>> start Source excerpt
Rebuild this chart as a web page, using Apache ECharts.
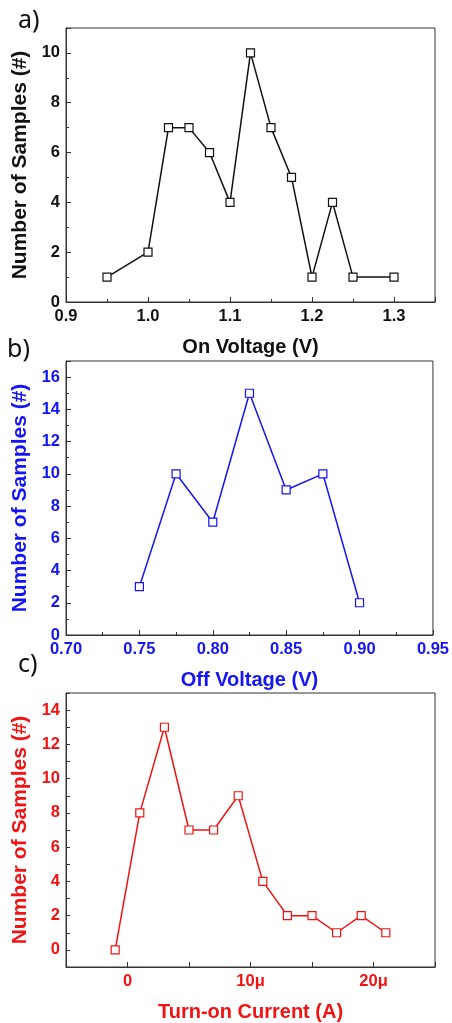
<!DOCTYPE html>
<html>
<head>
<meta charset="utf-8">
<script src="https://cdn.jsdelivr.net/npm/echarts@6/dist/echarts.min.js"></script>
<style>
html,body{margin:0;padding:0;background:#fff;}
#chart{width:452px;height:1023px;}
</style>
</head>
<body>
<div id="chart"></div>
<script>
// Panel a: On Voltage
const onVoltage = [0.95, 1.0, 1.025, 1.05, 1.075, 1.1, 1.125, 1.15, 1.175, 1.2, 1.225, 1.25, 1.3];
const onCounts  = [1, 2, 7, 7, 6, 4, 10, 7, 5, 1, 4, 1, 1];
// Panel b: Off Voltage
const offVoltage = [0.75, 0.775, 0.8, 0.825, 0.85, 0.875, 0.9];
const offCounts  = [3, 10, 7, 15, 9, 10, 2];
// Panel c: Turn-on Current (in micro-amps)
const currentMicroA = [-1, 1, 3, 5, 7, 9, 11, 13, 15, 17, 19, 21];
const currentCounts = [0, 8, 13, 7, 7, 9, 4, 2, 2, 1, 2, 1];
// Tick labels for panel c x axis
const currentTickLabels = {0: '0', 10: '10\u03bc', 20: '20\u03bc'};

const FONT = "Arial, 'Liberation Sans', sans-serif";
const BLACK = '#111111';
const BLUE = '#1414f5';
const RED = '#f21212';
const AXIS = '#333333';

function pair(xs, ys){ return xs.map((x,i)=>[x, ys[i]]); }

function xAxisCfg(idx, name, color, min, max, interval, fmt){
  return {
    type:'value', gridIndex: idx, min, max, interval,
    name, nameLocation:'middle', nameGap: 35,
    nameTextStyle:{color, fontFamily:FONT, fontWeight:'bold', fontSize:20},
    axisLine:{show:true, onZero:false, lineStyle:{color:AXIS, width:1}},
    axisTick:{show:true, inside:true, length:5, lineStyle:{color:AXIS}},
    minorTick:{show:true, splitNumber:2, length:3, lineStyle:{color:AXIS}},
    splitLine:{show:false},
    axisLabel:{color, fontFamily:FONT, fontWeight:'bold', fontSize:16.5, margin:6, formatter: fmt, showMaxLabel: true}
  };
}
function yAxisCfg(idx, color, min, max, interval, fmt, minor){
  return {
    type:'value', gridIndex: idx, min, max, interval,
    name:'Number of Samples (#)', nameLocation:'middle', nameGap: 32,
    nameTextStyle:{color, fontFamily:FONT, fontWeight:'bold', fontSize:21},
    axisLine:{show:true, onZero:false, lineStyle:{color:AXIS, width:1}},
    axisTick:{show:true, inside:true, length: minor ? 5 : 4, lineStyle:{color:AXIS}},
    minorTick:{show:minor, splitNumber:2, length:3, lineStyle:{color:AXIS}},
    splitLine:{show:false},
    axisLabel:{color, fontFamily:FONT, fontWeight:'bold', fontSize:16.5, margin:6, formatter: fmt}
  };
}
function seriesCfg(idx, data, color){
  return {
    type:'line', xAxisIndex: idx, yAxisIndex: idx, data,
    symbol:'rect', symbolSize:8, showAllSymbol:true,
    lineStyle:{color, width:1.5},
    itemStyle:{color:'#ffffff', borderColor:color, borderWidth:1.2},
    animation:false, z:3
  };
}

const grids = [28, 361, 693].map(top => ({
  left:66, width:369, top, height:274,
  show:true, borderColor:AXIS, borderWidth:1, backgroundColor:'transparent'
}));

const option = {
  animation:false,
  backgroundColor:'#ffffff',
  grid: grids,
  xAxis: [
    xAxisCfg(0, 'On Voltage (V)', BLACK, 0.9, 1.35, 0.1, v => (Math.abs(v-1.35)<1e-6 ? '' : v.toFixed(1))),
    xAxisCfg(1, 'Off Voltage (V)', BLUE, 0.7, 0.95, 0.05, v => v.toFixed(2)),
    Object.assign(xAxisCfg(2, 'Turn-on Current (A)', RED, -5, 25, 5, v => (currentTickLabels[Math.round(v)] !== undefined ? currentTickLabels[Math.round(v)] : '')), {minorTick:{show:false}})
  ],
  yAxis: [
    yAxisCfg(0, BLACK, 0, 11, 2, v => (v===11 ? '' : String(v)), true),
    yAxisCfg(1, BLUE, 0, 17, 2, v => (v===17 ? '' : String(v)), true),
    yAxisCfg(2, RED, -1, 15, 1, v => ((Math.round(v) % 2 === 0) ? String(Math.round(v)) : ''), false)
  ],
  series: [
    seriesCfg(0, pair(onVoltage, onCounts), BLACK),
    seriesCfg(1, pair(offVoltage, offCounts), BLUE),
    seriesCfg(2, pair(currentMicroA, currentCounts), RED)
  ],
  graphic: [
    {type:'text', left:18, top:8, style:{text:'a)', fill:'#111', font:"25px 'Noto Sans', 'Open Sans', sans-serif"}},
    {type:'text', left:7, top:337, style:{text:'b)', fill:'#111', font:"25px 'Noto Sans', 'Open Sans', sans-serif"}},
    {type:'text', left:18, top:652, style:{text:'c)', fill:'#111', font:"25px 'Noto Sans', 'Open Sans', sans-serif"}}
  ]
};

const chart = echarts.init(document.getElementById('chart'), null, {renderer:'canvas'});
chart.setOption(option);
</script>
</body>
</html>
>> end Source excerpt
● Given problem: Return the whole listing, word for word, and leave out every picture.

● Finished answer:
Rebuild this chart as a web page, using Apache ECharts.
<!DOCTYPE html>
<html>
<head>
<meta charset="utf-8">
<script src="https://cdn.jsdelivr.net/npm/echarts@6/dist/echarts.min.js"></script>
<style>
html,body{margin:0;padding:0;background:#fff;}
#chart{width:452px;height:1023px;}
</style>
</head>
<body>
<div id="chart"></div>
<script>
// Panel a: On Voltage
const onVoltage = [0.95, 1.0, 1.025, 1.05, 1.075, 1.1, 1.125, 1.15, 1.175, 1.2, 1.225, 1.25, 1.3];
const onCounts  = [1, 2, 7, 7, 6, 4, 10, 7, 5, 1, 4, 1, 1];
// Panel b: Off Voltage
const offVoltage = [0.75, 0.775, 0.8, 0.825, 0.85, 0.875, 0.9];
const offCounts  = [3, 10, 7, 15, 9, 10, 2];
// Panel c: Turn-on Current (in micro-amps)
const currentMicroA = [-1, 1, 3, 5, 7, 9, 11, 13, 15, 17, 19, 21];
const currentCounts = [0, 8, 13, 7, 7, 9, 4, 2, 2, 1, 2, 1];
// Tick labels for panel c x axis
const currentTickLabels = {0: '0', 10: '10\u03bc', 20: '20\u03bc'};

const FONT = "Arial, 'Liberation Sans', sans-serif";
const BLACK = '#111111';
const BLUE = '#1414f5';
const RED = '#f21212';
const AXIS = '#333333';

function pair(xs, ys){ return xs.map((x,i)=>[x, ys[i]]); }

function xAxisCfg(idx, name, color, min, max, interval, fmt){
  return {
    type:'value', gridIndex: idx, min, max, interval,
    name, nameLocation:'middle', nameGap: 35,
    nameTextStyle:{color, fontFamily:FONT, fontWeight:'bold', fontSize:20},
    axisLine:{show:true, onZero:false, lineStyle:{color:AXIS, width:1}},
    axisTick:{show:true, inside:true, length:5, lineStyle:{color:AXIS}},
    minorTick:{show:true, splitNumber:2, length:3, lineStyle:{color:AXIS}},
    splitLine:{show:false},
    axisLabel:{color, fontFamily:FONT, fontWeight:'bold', fontSize:16.5, margin:6, formatter: fmt, showMaxLabel: true}
  };
}
function yAxisCfg(idx, color, min, max, interval, fmt, minor){
  return {
    type:'value', gridIndex: idx, min, max, interval,
    name:'Number of Samples (#)', nameLocation:'middle', nameGap: 32,
    nameTextStyle:{color, fontFamily:FONT, fontWeight:'bold', fontSize:21},
    axisLine:{show:true, onZero:false, lineStyle:{color:AXIS, width:1}},
    axisTick:{show:true, inside:true, length: minor ? 5 : 4, lineStyle:{color:AXIS}},
    minorTick:{show:minor, splitNumber:2, length:3, lineStyle:{color:AXIS}},
    splitLine:{show:false},
    axisLabel:{color, fontFamily:FONT, fontWeight:'bold', fontSize:16.5, margin:6, formatter: fmt}
  };
}
function seriesCfg(idx, data, color){
  return {
    type:'line', xAxisIndex: idx, yAxisIndex: idx, data,
    symbol:'rect', symbolSize:8, showAllSymbol:true,
    lineStyle:{color, width:1.5},
    itemStyle:{color:'#ffffff', borderColor:color, borderWidth:1.2},
    animation:false, z:3
  };
}

const grids = [28, 361, 693].map(top => ({
  left:66, width:369, top, height:274,
  show:true, borderColor:AXIS, borderWidth:1, backgroundColor:'transparent'
}));

const option = {
  animation:false,
  backgroundColor:'#ffffff',
  grid: grids,
  xAxis: [
    xAxisCfg(0, 'On Voltage (V)', BLACK, 0.9, 1.35, 0.1, v => (Math.abs(v-1.35)<1e-6 ? '' : v.toFixed(1))),
    xAxisCfg(1, 'Off Voltage (V)', BLUE, 0.7, 0.95, 0.05, v => v.toFixed(2)),
    Object.assign(xAxisCfg(2, 'Turn-on Current (A)', RED, -5, 25, 5, v => (currentTickLabels[Math.round(v)] !== undefined ? currentTickLabels[Math.round(v)] : '')), {minorTick:{show:false}})
  ],
  yAxis: [
    yAxisCfg(0, BLACK, 0, 11, 2, v => (v===11 ? '' : String(v)), true),
    yAxisCfg(1, BLUE, 0, 17, 2, v => (v===17 ? '' : String(v)), true),
    yAxisCfg(2, RED, -1, 15, 1, v => ((Math.round(v) % 2 === 0) ? String(Math.round(v)) : ''), false)
  ],
  series: [
    seriesCfg(0, pair(onVoltage, onCounts), BLACK),
    seriesCfg(1, pair(offVoltage, offCounts), BLUE),
    seriesCfg(2, pair(currentMicroA, currentCounts), RED)
  ],
  graphic: [
    {type:'text', left:18, top:8, style:{text:'a)', fill:'#111', font:"25px 'Noto Sans', 'Open Sans', sans-serif"}},
    {type:'text', left:7, top:337, style:{text:'b)', fill:'#111', font:"25px 'Noto Sans', 'Open Sans', sans-serif"}},
    {type:'text', left:18, top:652, style:{text:'c)', fill:'#111', font:"25px 'Noto Sans', 'Open Sans', sans-serif"}}
  ]
};

const chart = echarts.init(document.getElementById('chart'), null, {renderer:'canvas'});
chart.setOption(option);
</script>
</body>
</html>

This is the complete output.